▼▼▼
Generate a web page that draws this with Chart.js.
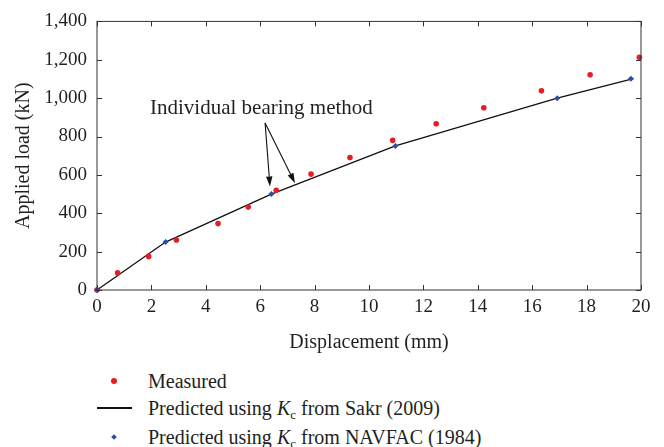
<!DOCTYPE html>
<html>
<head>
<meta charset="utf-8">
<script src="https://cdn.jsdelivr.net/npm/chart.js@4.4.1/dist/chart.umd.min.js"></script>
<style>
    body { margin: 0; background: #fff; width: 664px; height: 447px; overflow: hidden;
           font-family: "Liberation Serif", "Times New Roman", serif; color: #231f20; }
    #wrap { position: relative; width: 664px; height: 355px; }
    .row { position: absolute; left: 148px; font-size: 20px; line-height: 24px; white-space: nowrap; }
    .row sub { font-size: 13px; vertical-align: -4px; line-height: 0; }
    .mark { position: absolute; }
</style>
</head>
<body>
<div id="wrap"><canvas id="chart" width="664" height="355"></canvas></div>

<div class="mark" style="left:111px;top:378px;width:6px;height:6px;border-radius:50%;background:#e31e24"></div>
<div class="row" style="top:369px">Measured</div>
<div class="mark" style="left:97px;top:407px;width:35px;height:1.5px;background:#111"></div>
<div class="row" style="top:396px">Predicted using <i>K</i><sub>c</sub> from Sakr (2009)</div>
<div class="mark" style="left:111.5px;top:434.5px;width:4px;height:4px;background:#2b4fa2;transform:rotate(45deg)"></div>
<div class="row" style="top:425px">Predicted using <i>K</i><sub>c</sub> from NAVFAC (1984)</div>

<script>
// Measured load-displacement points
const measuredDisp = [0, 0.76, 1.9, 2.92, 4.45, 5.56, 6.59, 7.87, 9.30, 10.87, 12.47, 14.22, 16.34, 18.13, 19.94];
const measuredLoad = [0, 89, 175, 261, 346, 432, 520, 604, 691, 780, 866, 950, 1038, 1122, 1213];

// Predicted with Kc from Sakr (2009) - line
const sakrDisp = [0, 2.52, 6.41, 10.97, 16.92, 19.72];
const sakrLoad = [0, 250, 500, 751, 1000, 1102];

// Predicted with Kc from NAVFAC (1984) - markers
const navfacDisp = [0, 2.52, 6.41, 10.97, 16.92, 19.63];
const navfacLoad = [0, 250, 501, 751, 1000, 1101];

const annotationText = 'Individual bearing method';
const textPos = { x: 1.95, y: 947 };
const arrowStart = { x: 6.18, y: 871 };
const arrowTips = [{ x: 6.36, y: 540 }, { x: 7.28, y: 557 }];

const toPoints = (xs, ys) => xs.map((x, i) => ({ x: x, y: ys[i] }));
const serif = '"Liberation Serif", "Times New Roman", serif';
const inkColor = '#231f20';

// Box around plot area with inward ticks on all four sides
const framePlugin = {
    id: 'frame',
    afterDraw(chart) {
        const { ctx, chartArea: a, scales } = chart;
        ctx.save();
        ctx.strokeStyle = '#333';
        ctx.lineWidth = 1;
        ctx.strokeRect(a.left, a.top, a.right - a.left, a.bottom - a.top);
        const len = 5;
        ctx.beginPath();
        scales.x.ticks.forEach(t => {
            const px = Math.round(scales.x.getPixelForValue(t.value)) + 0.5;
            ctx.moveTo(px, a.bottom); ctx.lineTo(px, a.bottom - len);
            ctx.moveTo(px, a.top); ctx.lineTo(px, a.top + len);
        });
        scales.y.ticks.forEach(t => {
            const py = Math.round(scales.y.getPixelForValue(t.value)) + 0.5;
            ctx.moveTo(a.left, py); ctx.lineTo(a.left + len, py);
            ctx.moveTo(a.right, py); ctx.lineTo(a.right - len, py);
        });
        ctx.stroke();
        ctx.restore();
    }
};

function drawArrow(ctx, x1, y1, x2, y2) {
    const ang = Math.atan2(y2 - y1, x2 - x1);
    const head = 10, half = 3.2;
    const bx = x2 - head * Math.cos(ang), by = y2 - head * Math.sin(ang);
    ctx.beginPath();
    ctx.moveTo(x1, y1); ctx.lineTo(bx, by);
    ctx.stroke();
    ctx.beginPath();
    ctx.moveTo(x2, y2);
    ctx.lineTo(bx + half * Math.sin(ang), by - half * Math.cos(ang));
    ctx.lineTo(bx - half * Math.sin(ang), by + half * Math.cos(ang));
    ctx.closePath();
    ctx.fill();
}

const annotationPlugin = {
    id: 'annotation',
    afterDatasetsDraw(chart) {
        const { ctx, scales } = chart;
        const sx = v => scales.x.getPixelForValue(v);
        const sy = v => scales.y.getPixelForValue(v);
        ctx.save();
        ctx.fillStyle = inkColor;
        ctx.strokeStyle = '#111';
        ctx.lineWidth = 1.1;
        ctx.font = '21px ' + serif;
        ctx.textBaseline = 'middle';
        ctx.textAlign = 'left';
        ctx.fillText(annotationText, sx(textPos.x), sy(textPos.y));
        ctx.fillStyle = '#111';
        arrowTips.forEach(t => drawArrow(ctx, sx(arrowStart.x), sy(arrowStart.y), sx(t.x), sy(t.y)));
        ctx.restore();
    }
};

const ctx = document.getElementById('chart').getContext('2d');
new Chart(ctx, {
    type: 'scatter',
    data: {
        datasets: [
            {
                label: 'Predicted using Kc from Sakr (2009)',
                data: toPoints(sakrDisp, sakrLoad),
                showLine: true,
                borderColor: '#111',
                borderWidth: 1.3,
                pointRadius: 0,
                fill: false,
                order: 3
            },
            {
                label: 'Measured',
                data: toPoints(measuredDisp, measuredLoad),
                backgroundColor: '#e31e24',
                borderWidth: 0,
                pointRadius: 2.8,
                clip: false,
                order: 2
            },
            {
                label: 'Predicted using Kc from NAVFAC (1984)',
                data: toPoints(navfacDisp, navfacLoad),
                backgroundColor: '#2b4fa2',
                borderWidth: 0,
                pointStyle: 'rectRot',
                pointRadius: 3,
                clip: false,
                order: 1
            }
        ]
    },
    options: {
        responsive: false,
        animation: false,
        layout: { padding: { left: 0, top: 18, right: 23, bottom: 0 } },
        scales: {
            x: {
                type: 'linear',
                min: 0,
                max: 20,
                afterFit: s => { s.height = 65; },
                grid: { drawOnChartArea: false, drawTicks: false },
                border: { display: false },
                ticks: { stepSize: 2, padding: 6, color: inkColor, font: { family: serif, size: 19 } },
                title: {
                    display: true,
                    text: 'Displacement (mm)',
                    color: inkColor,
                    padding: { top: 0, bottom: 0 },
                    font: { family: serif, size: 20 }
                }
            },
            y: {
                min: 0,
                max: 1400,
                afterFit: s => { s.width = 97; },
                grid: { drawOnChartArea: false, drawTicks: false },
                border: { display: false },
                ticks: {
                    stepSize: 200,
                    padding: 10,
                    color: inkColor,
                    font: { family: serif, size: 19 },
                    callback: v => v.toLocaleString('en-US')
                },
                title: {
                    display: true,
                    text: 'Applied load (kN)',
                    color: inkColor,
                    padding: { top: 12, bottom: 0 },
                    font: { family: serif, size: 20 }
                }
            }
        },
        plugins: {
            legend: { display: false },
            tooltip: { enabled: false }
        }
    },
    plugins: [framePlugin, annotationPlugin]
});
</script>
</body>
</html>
▲▲▲
→ EXERCISE REQUIREMENTS
Please take the lines from the beginning of the data above through the line holding "const navfacLoad = [0, 250, 501, 751, 1000, 1101];" and transcribe them exactly, without any pictures.

→ WRITTEN ANSWER
Generate a web page that draws this with Chart.js.
<!DOCTYPE html>
<html>
<head>
<meta charset="utf-8">
<script src="https://cdn.jsdelivr.net/npm/chart.js@4.4.1/dist/chart.umd.min.js"></script>
<style>
    body { margin: 0; background: #fff; width: 664px; height: 447px; overflow: hidden;
           font-family: "Liberation Serif", "Times New Roman", serif; color: #231f20; }
    #wrap { position: relative; width: 664px; height: 355px; }
    .row { position: absolute; left: 148px; font-size: 20px; line-height: 24px; white-space: nowrap; }
    .row sub { font-size: 13px; vertical-align: -4px; line-height: 0; }
    .mark { position: absolute; }
</style>
</head>
<body>
<div id="wrap"><canvas id="chart" width="664" height="355"></canvas></div>

<div class="mark" style="left:111px;top:378px;width:6px;height:6px;border-radius:50%;background:#e31e24"></div>
<div class="row" style="top:369px">Measured</div>
<div class="mark" style="left:97px;top:407px;width:35px;height:1.5px;background:#111"></div>
<div class="row" style="top:396px">Predicted using <i>K</i><sub>c</sub> from Sakr (2009)</div>
<div class="mark" style="left:111.5px;top:434.5px;width:4px;height:4px;background:#2b4fa2;transform:rotate(45deg)"></div>
<div class="row" style="top:425px">Predicted using <i>K</i><sub>c</sub> from NAVFAC (1984)</div>

<script>
// Measured load-displacement points
const measuredDisp = [0, 0.76, 1.9, 2.92, 4.45, 5.56, 6.59, 7.87, 9.30, 10.87, 12.47, 14.22, 16.34, 18.13, 19.94];
const measuredLoad = [0, 89, 175, 261, 346, 432, 520, 604, 691, 780, 866, 950, 1038, 1122, 1213];

// Predicted with Kc from Sakr (2009) - line
const sakrDisp = [0, 2.52, 6.41, 10.97, 16.92, 19.72];
const sakrLoad = [0, 250, 500, 751, 1000, 1102];

// Predicted with Kc from NAVFAC (1984) - markers
const navfacDisp = [0, 2.52, 6.41, 10.97, 16.92, 19.63];
const navfacLoad = [0, 250, 501, 751, 1000, 1101];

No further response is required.